begin INFORMATION SUPPLIED

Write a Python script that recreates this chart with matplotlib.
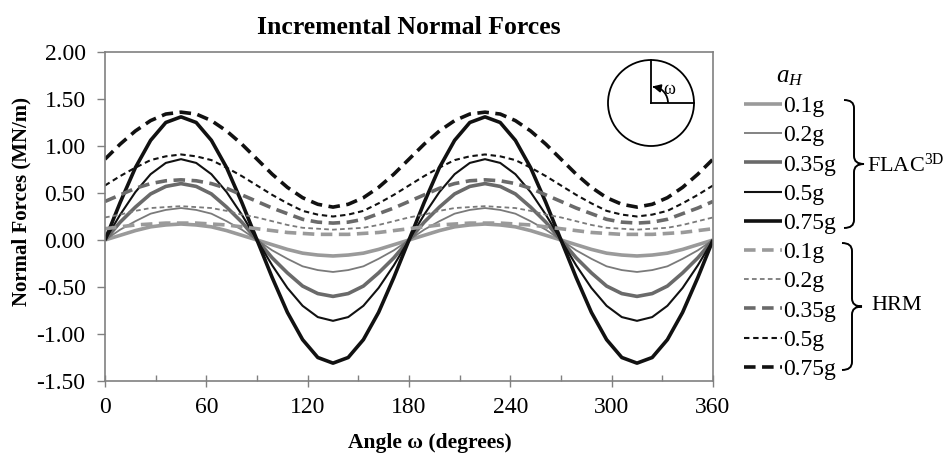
import numpy as np
import matplotlib
matplotlib.use("Agg")
import matplotlib.pyplot as plt
from matplotlib.path import Path
from matplotlib.patches import PathPatch, Circle, Arc
from matplotlib.transforms import Affine2D

plt.rcParams['font.family'] = ['Liberation Serif', 'DejaVu Serif']
plt.rcParams['mathtext.fontset'] = 'custom'
plt.rcParams['mathtext.it'] = 'Liberation Serif:italic'
plt.rcParams['mathtext.rm'] = 'Liberation Serif'
plt.rcParams['axes.unicode_minus'] = False

# --- data (angle in degrees, every 9 deg) ---
angle = np.arange(0, 361, 9)
levels = ['0.1g', '0.2g', '0.35g', '0.5g', '0.75g']

flac_01 = [0, .05, .10, .14, .16, .17, .16, .14, .10, .05, 0, -.05, -.10, -.14, -.16, -.17, -.16, -.14, -.10, -.05,
           0, .05, .10, .14, .16, .17, .16, .14, .10, .05, 0, -.05, -.10, -.14, -.16, -.17, -.16, -.14, -.10, -.05, 0]
flac_02 = [0, .11, .20, .28, .32, .34, .32, .28, .20, .11, 0, -.11, -.20, -.28, -.32, -.34, -.32, -.28, -.20, -.11,
           0, .11, .20, .28, .32, .34, .32, .28, .20, .11, 0, -.11, -.20, -.28, -.32, -.34, -.32, -.28, -.20, -.11, 0]
flac_035 = [0, .19, .35, .49, .57, .60, .57, .49, .35, .19, 0, -.19, -.35, -.49, -.57, -.60, -.57, -.49, -.35, -.19,
            0, .19, .35, .49, .57, .60, .57, .49, .35, .19, 0, -.19, -.35, -.49, -.57, -.60, -.57, -.49, -.35, -.19, 0]
flac_05 = [0, .27, .51, .70, .82, .86, .82, .70, .51, .27, 0, -.27, -.51, -.70, -.82, -.86, -.82, -.70, -.51, -.27,
           0, .27, .51, .70, .82, .86, .82, .70, .51, .27, 0, -.27, -.51, -.70, -.82, -.86, -.82, -.70, -.51, -.27, 0]
flac_075 = [0, .40, .77, 1.06, 1.25, 1.31, 1.25, 1.06, .77, .40, 0, -.40, -.77, -1.06, -1.25, -1.31, -1.25, -1.06, -.77, -.40,
            0, .40, .77, 1.06, 1.25, 1.31, 1.25, 1.06, .77, .40, 0, -.40, -.77, -1.06, -1.25, -1.31, -1.25, -1.06, -.77, -.40, 0]

hrm_01 = [.12, .14, .16, .17, .18, .18, .18, .17, .16, .14, .12, .10, .08, .07, .06, .06, .06, .07, .08, .10,
          .12, .14, .16, .17, .18, .18, .18, .17, .16, .14, .12, .10, .08, .07, .06, .06, .06, .07, .08, .10, .12]
hrm_02 = [.24, .27, .31, .34, .35, .36, .35, .34, .31, .27, .24, .20, .16, .13, .12, .11, .12, .13, .16, .20,
          .24, .27, .31, .34, .35, .36, .35, .34, .31, .27, .24, .20, .16, .13, .12, .11, .12, .13, .16, .20, .24]
hrm_035 = [.41, .48, .55, .60, .63, .64, .63, .60, .55, .48, .41, .34, .28, .22, .19, .18, .19, .22, .28, .34,
           .41, .48, .55, .60, .63, .64, .63, .60, .55, .48, .41, .34, .28, .22, .19, .18, .19, .22, .28, .34, .41]
hrm_05 = [.58, .68, .77, .85, .89, .91, .89, .85, .77, .68, .58, .48, .39, .31, .27, .25, .27, .31, .39, .48,
          .58, .68, .77, .85, .89, .91, .89, .85, .77, .68, .58, .48, .39, .31, .27, .25, .27, .31, .39, .48, .58]
hrm_075 = [.86, 1.02, 1.16, 1.27, 1.34, 1.36, 1.34, 1.27, 1.16, 1.02, .86, .70, .56, .45, .38, .35, .38, .45, .56, .70,
           .86, 1.02, 1.16, 1.27, 1.34, 1.36, 1.34, 1.27, 1.16, 1.02, .86, .70, .56, .45, .38, .35, .38, .45, .56, .70, .86]

flac = [flac_01, flac_02, flac_035, flac_05, flac_075]
hrm = [hrm_01, hrm_02, hrm_035, hrm_05, hrm_075]

# style per level: colour, linewidth
colors = ['#9a9a9a', '#7a7a7a', '#6a6a6a', '#111111', '#111111']
widths = [2.6, 1.3, 2.6, 1.5, 2.6]
hrm_dashes = [(3.2, 1.8), (2.6, 1.8), (3.2, 1.8), (2.6, 1.8), (3.2, 1.8)]

W, H = 949, 459
fig = plt.figure(figsize=(W / 100, H / 100), dpi=100)
ax = fig.add_axes([105 / W, 1 - 381 / H, (713 - 105) / W, (381 - 52) / H])

handles = []
for ys, c, lw in zip(flac, colors, widths):
    h, = ax.plot(angle, ys, color=c, lw=lw, solid_capstyle='butt', solid_joinstyle='round')
    handles.append(h)
for ys, c, lw, d in zip(hrm, colors, widths, hrm_dashes):
    h, = ax.plot(angle, ys, color=c, lw=lw, dashes=d, dash_capstyle='butt', dash_joinstyle='round')
    handles.append(h)

ax.set_xlim(0, 360)
ax.set_ylim(-1.5, 2.0)
ax.set_xticks(np.arange(0, 361, 60))
ax.set_xticks(np.arange(30, 360, 60), minor=True)
ax.set_yticks(np.arange(-1.5, 2.01, 0.5))
ax.set_yticklabels([f'{v:.2f}' for v in np.arange(-1.5, 2.01, 0.5)])
ax.tick_params(axis='x', which='major', direction='inout', length=9, width=1, color='#808080',
               labelsize=17, pad=7)
ax.tick_params(axis='x', which='minor', direction='in', length=4, width=1, color='#808080')
ax.tick_params(axis='y', which='major', direction='out', length=6, width=1, color='#808080',
               labelsize=17, pad=8)
for s in ax.spines.values():
    s.set_color('#808080')
    s.set_linewidth(1.2)

ax.set_title('Incremental Normal Forces', fontsize=18.5, fontweight='bold', pad=13)
ax.set_xlabel('Angle ω (degrees)', fontsize=15.5, fontweight='bold')
ax.xaxis.set_label_coords((430 - 105) / 608, (381 - 443) / 329)
ax.xaxis.label.set_va('center')
ax.set_ylabel('Normal Forces (MN/m)', fontsize=15, fontweight='bold')
ax.yaxis.set_label_coords((21 - 105) / 608, (381 - 202) / 329)
ax.yaxis.label.set_va('center')

# legend
leg = fig.legend(handles, levels + levels, loc='upper left', bbox_to_anchor=(735 / W, 1 - 56 / H),
                 frameon=False, fontsize=17, title='$a_H$', title_fontsize=18,
                 handlelength=1.6, handletextpad=0.05, labelspacing=0.325, borderaxespad=0)

# curly braces (figure pixel coordinates, y downwards)
pix = Affine2D().scale(1 / W, -1 / H).translate(0, 1) + fig.transFigure


def brace(x, top, bot, w, r=8):
    m = (top + bot) / 2
    xm = x + w / 2
    verts = [(x, top), (xm, top), (xm, top + r), (xm, m - r), (xm, m), (x + w, m),
             (xm, m), (xm, m + r), (xm, bot - r), (xm, bot), (x, bot)]
    codes = [Path.MOVETO, Path.CURVE3, Path.CURVE3, Path.LINETO, Path.CURVE3, Path.CURVE3,
             Path.CURVE3, Path.CURVE3, Path.LINETO, Path.CURVE3, Path.CURVE3]
    fig.add_artist(PathPatch(Path(verts, codes), fc='none', ec='black', lw=1.4, transform=pix))


brace(844, 100, 228, 20)
brace(842, 243, 370, 20)
fig.text(867 / W, 1 - 165 / H, 'FLAC$^{\\mathrm{3D}}$', fontsize=16, va='center', ha='left')
fig.text(871 / W, 1 - 306 / H, 'HRM', fontsize=16, va='center', ha='left')

# inset sketch of the angle definition
cx, cy, R = 651, 103, 43
ins = fig.add_axes([(cx - R - 3) / W, 1 - (cy + R + 3) / H, (2 * R + 6) / W, (2 * R + 6) / H])
ins.set_xlim(-R - 3, R + 3)
ins.set_ylim(-R - 3, R + 3)
ins.set_aspect('equal')
ins.axis('off')
ins.add_patch(Circle((0, 0), R, fc='white', ec='black', lw=1.3))
ins.plot([0, 0], [0, R], color='black', lw=1.3)
ins.plot([0, R], [0, 0], color='black', lw=1.3)
ins.add_patch(Arc((0, 0), 34, 34, theta1=0, theta2=75, color='black', lw=1.3))
ins.annotate('', xy=(1.5, 16.5), xytext=(6, 15.5),
             arrowprops=dict(arrowstyle='-|>', color='black', lw=1.2, mutation_scale=12))
ins.text(12, 13, 'ω', fontsize=13, ha='left', va='center')

fig.savefig('out.png', dpi=100)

end INFORMATION SUPPLIED

THE TASK: Everything from the top line of the data down to and including the line with "levels = ['0.1g', '0.2g', '0.35g', '0.5g', '0.75g']" is to be copied, except the pictures.

OUTPUT BELOW:
Write a Python script that recreates this chart with matplotlib.
import numpy as np
import matplotlib
matplotlib.use("Agg")
import matplotlib.pyplot as plt
from matplotlib.path import Path
from matplotlib.patches import PathPatch, Circle, Arc
from matplotlib.transforms import Affine2D

plt.rcParams['font.family'] = ['Liberation Serif', 'DejaVu Serif']
plt.rcParams['mathtext.fontset'] = 'custom'
plt.rcParams['mathtext.it'] = 'Liberation Serif:italic'
plt.rcParams['mathtext.rm'] = 'Liberation Serif'
plt.rcParams['axes.unicode_minus'] = False

# --- data (angle in degrees, every 9 deg) ---
angle = np.arange(0, 361, 9)
levels = ['0.1g', '0.2g', '0.35g', '0.5g', '0.75g']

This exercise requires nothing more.